Categories
Uncategorized

Subsidised council tenants? You must be joking.

It seems like every day I read something about ‘subsidised council tenants’. A number of times on Red Brick we have tried to debunk the fallacies of who subsidises whom in housing and to show that council housing has been running a surplus for a number of years. Now there is also growing evidence that income from rents is being used to prop up the wider finances of a significant number of councils.
In a well-researched piece for LGC News last week, Keith Cooper quoted case after case of councils switching costs and charges from their general funds (GF) to their housing revenue accounts (HRA). He found examples of community centres, libraries and street lighting costs being switched, presumably so that they would appear as savings in besieged general funds.
Despite the fact that there is a statutory ring-fence around the HRA, designed to ensure that tenants’ rents are spent on the management and maintenance of their homes and paying off debt, wily council Finance Directors have for decades managed the interface between the GF and the HRA to meet their overall objectives. There is no suggestion that the practices described by Keith Cooper are illegal, most Finance Directors are well aware of the limits they must stay within, but they are certainly canny practice and there is insufficient transparency. In his article, Keith Cooper quotes one Director saying they are ‘creative’.
In councils where I have worked it would be possible to find up to 60 separate sets of financial transfers between the GF and the HRA, ranging from an apportionment of ‘overheads’ like the cost of democratic functions and senior management, through service level agreements for services like payroll or accountancy or personnel, to proxy contracts for services like grounds maintenance and additional refuse clearance. With such complex arrangements there is plenty of scope for ‘creativity’.
Tenants have in the past complained about some practices which in effect required them to pay twice – as rent payers and as council tax payers – for their services. For example, it was frequent practice for general street lighting and road maintenance to be paid for from the council tax, but for ‘estate roads’ and estate lighting to be charged to the HRA. Another example was for the HRA to be charged for ‘extra refuse collection’ when the service was little different from that provided elsewhere.
Although well-known in the tight world of Finance Directors, these arrangements were often unknown to tenants and leaseholders and normally remained unchallenged. The setting up of arms length management organisations (that then sought to control their own costs) cast light into this gloomy corner of housing finance, often for the first time. Some apportionments turned out to be little more than back-of-the envelope calculations, others more sophisticated attempts to identify real costs. In most cases a review of a council charge led to a saving for the ALMO.

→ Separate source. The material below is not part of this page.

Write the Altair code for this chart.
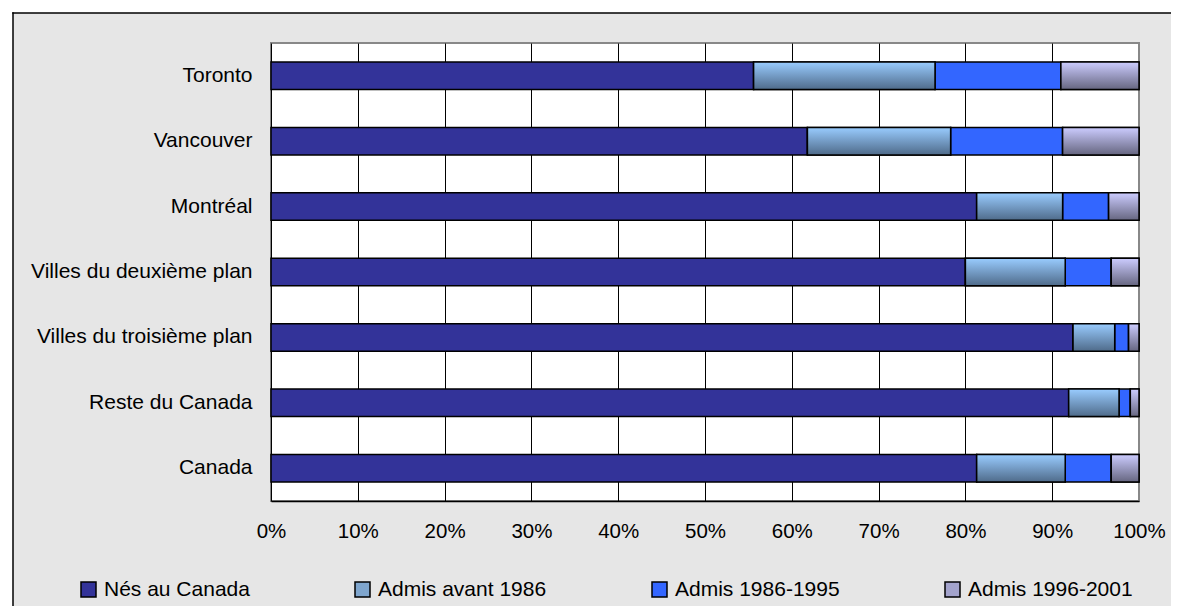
import altair as alt
import pandas as pd

cities = ["Toronto", "Vancouver", "Montréal", "Villes du deuxième plan",
          "Villes du troisième plan", "Reste du Canada", "Canada"]
series = ["Nés au Canada", "Admis avant 1986", "Admis 1986-1995", "Admis 1996-2001"]
nes = [55.6, 61.8, 81.3, 80.0, 92.4, 91.9, 81.3]
avant = [20.9, 16.5, 9.9, 11.5, 4.8, 5.8, 10.2]
a8695 = [14.5, 12.9, 5.3, 5.3, 1.6, 1.3, 5.3]
a9601 = [9.0, 8.8, 3.5, 3.2, 1.2, 1.0, 3.2]
ticks = [0, 0.1, 0.2, 0.3, 0.4, 0.5, 0.6, 0.7, 0.8, 0.9, 1.0]

rows = []
for i, c in enumerate(cities):
    for j, (s, vals) in enumerate(zip(series, [nes, avant, a8695, a9601])):
        rows.append({"city": c, "series": s, "order": j, "value": vals[i]})
df = pd.DataFrame(rows)

FONT = "Liberation Sans"
FS = 21

def grad(top, bottom):
    return alt.Gradient(gradient="linear",
                        stops=[alt.GradientStop(color=top, offset=0),
                               alt.GradientStop(color=bottom, offset=1)],
                        x1=0, x2=0, y1=0, y2=1)

base = alt.Chart(df).transform_stack(
    stack="value", groupby=["city"], as_=["x0", "x1"],
    sort=[alt.SortField("order")], offset="normalize")

y_axis = alt.Axis(title=None, ticks=False, domain=False, labelFontSize=FS,
                  labelColor="black", labelFont=FONT, labelPadding=19, labelLimit=400)
x_axis = alt.Axis(title=None, values=ticks, format=".0%", grid=True,
                  gridColor={"condition": {"test": "datum.value >= 1", "value": "#888888"}, "value": "black"},
                  gridWidth=1, gridOpacity=1, ticks=False, domain=True,
                  domainColor="black", domainWidth=1.5, labelFontSize=20.5,
                  labelColor="black", labelFont=FONT, labelPadding=20, labelFlush=False)
y_scale = alt.Scale(paddingInner=0.58, paddingOuter=0.29)
x_scale = alt.Scale(domain=[0, 1], nice=False)

bars = base.mark_bar(stroke="black", strokeWidth=1.5).encode(
    y=alt.Y("city:N", sort=cities, scale=y_scale, axis=y_axis),
    x=alt.X("x0:Q", scale=x_scale, axis=x_axis),
    x2="x1:Q",
    fill=alt.Fill("series:N",
                  scale=alt.Scale(domain=series, range=["#333399", "#7FA6CE", "#3366FF", "#A3A3CC"]),
                  legend=alt.Legend(title=None, orient="none", legendX=-193, legendY=536,
                                    direction="horizontal", columnPadding=102,
                                    symbolType="square", symbolSize=225,
                                    symbolStrokeColor="black", symbolStrokeWidth=1.5,
                                    symbolOpacity=1, labelFontSize=FS, labelFont=FONT,
                                    labelColor="black", labelOffset=5, padding=0,
                                    labelLimit=400)),
)

def overlay(name, g):
    return base.transform_filter(alt.datum.series == name).mark_bar(
        fill=g, stroke="black", strokeWidth=1.5).encode(
        y=alt.Y("city:N", sort=cities, scale=y_scale, axis=y_axis),
        x=alt.X("x0:Q", scale=x_scale, axis=x_axis),
        x2="x1:Q")

ov1 = overlay("Admis avant 1986", grad("#99CCFF", "#4F6B8A"))
ov2 = overlay("Admis 1996-2001", grad("#CCCCFF", "#666680"))

frame_df = pd.DataFrame({"k": [0]})
white_top = alt.Chart(frame_df).mark_rule(stroke="white", strokeWidth=10).encode(
    x=alt.value(-280), x2=alt.value(900), y=alt.value(-35))
white_left = alt.Chart(frame_df).mark_rule(stroke="white", strokeWidth=10).encode(
    x=alt.value(-263), y=alt.value(-50), y2=alt.value(570))
black_top = alt.Chart(frame_df).mark_rule(stroke="black", strokeWidth=1.5).encode(
    x=alt.value(-258.75), x2=alt.value(900), y=alt.value(-30))
black_left = alt.Chart(frame_df).mark_rule(stroke="black", strokeWidth=1.5).encode(
    x=alt.value(-258), y=alt.value(-30.75), y2=alt.value(570))

chart = alt.layer(white_top, white_left, black_top, black_left, bars, ov1, ov2).properties(
    width=868, height=458,
    autosize=alt.AutoSizeParams(type="none"),
    padding={"left": 263, "top": 35, "right": 32, "bottom": 105},
    background="#e6e6e6",
).configure_view(fill="white", stroke="#888888", strokeWidth=2)

chart.save("out.html", embed_options={"renderer": "svg", "actions": False})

The HRA ring-fence was originally introduced to prevent cross-subsidies going in the opposite direction – from the ratepayer to the rent payer. As rents rose faster than inflation and councils came under increasing pressure to keep rate increases down, so the balance gradually shifted in the other direction.
The pressure on councils is extremely intense at present so it is no surprise they are looking at a service that is currently slightly better resourced to help out. Tenants, if asked, may indeed support a portion of their rents going to aid services that they also benefit from, especially if the option is to lose them. One of Keith Cooper’s examples – a council which is charging its HRA to fund extra welfare rights officers – may indeed be providing exactly what tenants need most.
But there are longer term questions of fairness involved. Far from being subsidised,  tenants in some or even many places are cross-subsiding taxpayers. Council housing is a trading activity, the future of which will only be secure if it shown to pay its way. Individual tenants, as well as leaseholders, are increasingly being asked to pay service charges on top of their rent, charges which do not always count for housing benefit purposes, eating into their other income. And over the next few years tenants on housing benefit will see a growing gap between their HB and their actual rent as HB increases fall behind inflation and specific measures such as the bedroom tax are introduced. What seem like small sums at the margins of a high turnover account might become critical to some individuals.
If it is inevitable and understandable that councils will be ‘creative’ in current circumstances, it is important to retain the integrity of the HRA as a council housing trading account, on the principle that it exists to pay for tenants’ services from tenants’ rents. And as HRA surpluses are an important source of financial strength to enable new council housebuilding, the implications are much wider than they seem.